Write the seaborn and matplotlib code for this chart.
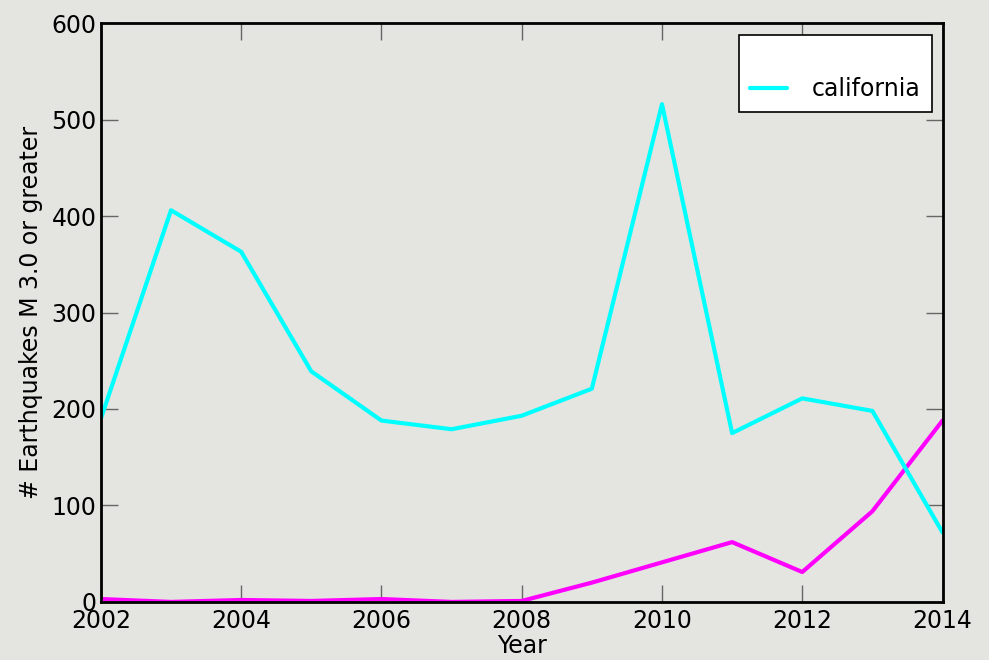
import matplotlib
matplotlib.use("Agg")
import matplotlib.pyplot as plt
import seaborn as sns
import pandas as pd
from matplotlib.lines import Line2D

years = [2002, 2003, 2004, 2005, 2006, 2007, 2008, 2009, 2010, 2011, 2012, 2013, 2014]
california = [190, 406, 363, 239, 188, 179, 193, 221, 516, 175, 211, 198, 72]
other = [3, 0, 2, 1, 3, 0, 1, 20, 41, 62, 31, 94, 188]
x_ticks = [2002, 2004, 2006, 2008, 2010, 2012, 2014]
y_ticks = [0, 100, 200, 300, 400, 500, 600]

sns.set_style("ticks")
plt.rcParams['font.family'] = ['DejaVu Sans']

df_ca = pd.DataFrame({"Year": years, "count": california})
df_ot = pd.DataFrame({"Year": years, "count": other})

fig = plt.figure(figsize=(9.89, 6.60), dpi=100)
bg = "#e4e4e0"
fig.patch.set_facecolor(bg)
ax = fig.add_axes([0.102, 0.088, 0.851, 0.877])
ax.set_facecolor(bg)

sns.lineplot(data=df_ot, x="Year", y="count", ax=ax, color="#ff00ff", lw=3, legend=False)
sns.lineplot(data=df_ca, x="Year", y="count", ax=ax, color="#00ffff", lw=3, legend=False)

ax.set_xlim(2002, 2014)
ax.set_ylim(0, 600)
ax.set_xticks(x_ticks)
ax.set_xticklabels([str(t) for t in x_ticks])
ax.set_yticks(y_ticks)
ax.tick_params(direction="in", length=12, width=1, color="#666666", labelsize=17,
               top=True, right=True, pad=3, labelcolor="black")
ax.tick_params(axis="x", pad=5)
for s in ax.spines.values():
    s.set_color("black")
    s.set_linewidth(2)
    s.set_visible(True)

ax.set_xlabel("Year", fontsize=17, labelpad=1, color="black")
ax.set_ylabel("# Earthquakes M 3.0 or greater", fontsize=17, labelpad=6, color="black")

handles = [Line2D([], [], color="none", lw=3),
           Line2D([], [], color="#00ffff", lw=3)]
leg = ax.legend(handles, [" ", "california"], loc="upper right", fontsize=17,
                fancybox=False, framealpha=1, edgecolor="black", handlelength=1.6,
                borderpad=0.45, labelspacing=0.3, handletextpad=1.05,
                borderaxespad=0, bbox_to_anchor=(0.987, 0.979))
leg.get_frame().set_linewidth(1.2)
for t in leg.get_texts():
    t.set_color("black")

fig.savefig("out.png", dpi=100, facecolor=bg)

• _TASK REQUIREMENTS_
Output each line exactly; omit every picture.

• _EXERCISE RESPONSE_
Write the seaborn and matplotlib code for this chart.
import matplotlib
matplotlib.use("Agg")
import matplotlib.pyplot as plt
import seaborn as sns
import pandas as pd
from matplotlib.lines import Line2D

years = [2002, 2003, 2004, 2005, 2006, 2007, 2008, 2009, 2010, 2011, 2012, 2013, 2014]
california = [190, 406, 363, 239, 188, 179, 193, 221, 516, 175, 211, 198, 72]
other = [3, 0, 2, 1, 3, 0, 1, 20, 41, 62, 31, 94, 188]
x_ticks = [2002, 2004, 2006, 2008, 2010, 2012, 2014]
y_ticks = [0, 100, 200, 300, 400, 500, 600]

sns.set_style("ticks")
plt.rcParams['font.family'] = ['DejaVu Sans']

df_ca = pd.DataFrame({"Year": years, "count": california})
df_ot = pd.DataFrame({"Year": years, "count": other})

fig = plt.figure(figsize=(9.89, 6.60), dpi=100)
bg = "#e4e4e0"
fig.patch.set_facecolor(bg)
ax = fig.add_axes([0.102, 0.088, 0.851, 0.877])
ax.set_facecolor(bg)

sns.lineplot(data=df_ot, x="Year", y="count", ax=ax, color="#ff00ff", lw=3, legend=False)
sns.lineplot(data=df_ca, x="Year", y="count", ax=ax, color="#00ffff", lw=3, legend=False)

ax.set_xlim(2002, 2014)
ax.set_ylim(0, 600)
ax.set_xticks(x_ticks)
ax.set_xticklabels([str(t) for t in x_ticks])
ax.set_yticks(y_ticks)
ax.tick_params(direction="in", length=12, width=1, color="#666666", labelsize=17,
               top=True, right=True, pad=3, labelcolor="black")
ax.tick_params(axis="x", pad=5)
for s in ax.spines.values():
    s.set_color("black")
    s.set_linewidth(2)
    s.set_visible(True)

ax.set_xlabel("Year", fontsize=17, labelpad=1, color="black")
ax.set_ylabel("# Earthquakes M 3.0 or greater", fontsize=17, labelpad=6, color="black")

handles = [Line2D([], [], color="none", lw=3),
           Line2D([], [], color="#00ffff", lw=3)]
leg = ax.legend(handles, [" ", "california"], loc="upper right", fontsize=17,
                fancybox=False, framealpha=1, edgecolor="black", handlelength=1.6,
                borderpad=0.45, labelspacing=0.3, handletextpad=1.05,
                borderaxespad=0, bbox_to_anchor=(0.987, 0.979))
leg.get_frame().set_linewidth(1.2)
for t in leg.get_texts():
    t.set_color("black")

fig.savefig("out.png", dpi=100, facecolor=bg)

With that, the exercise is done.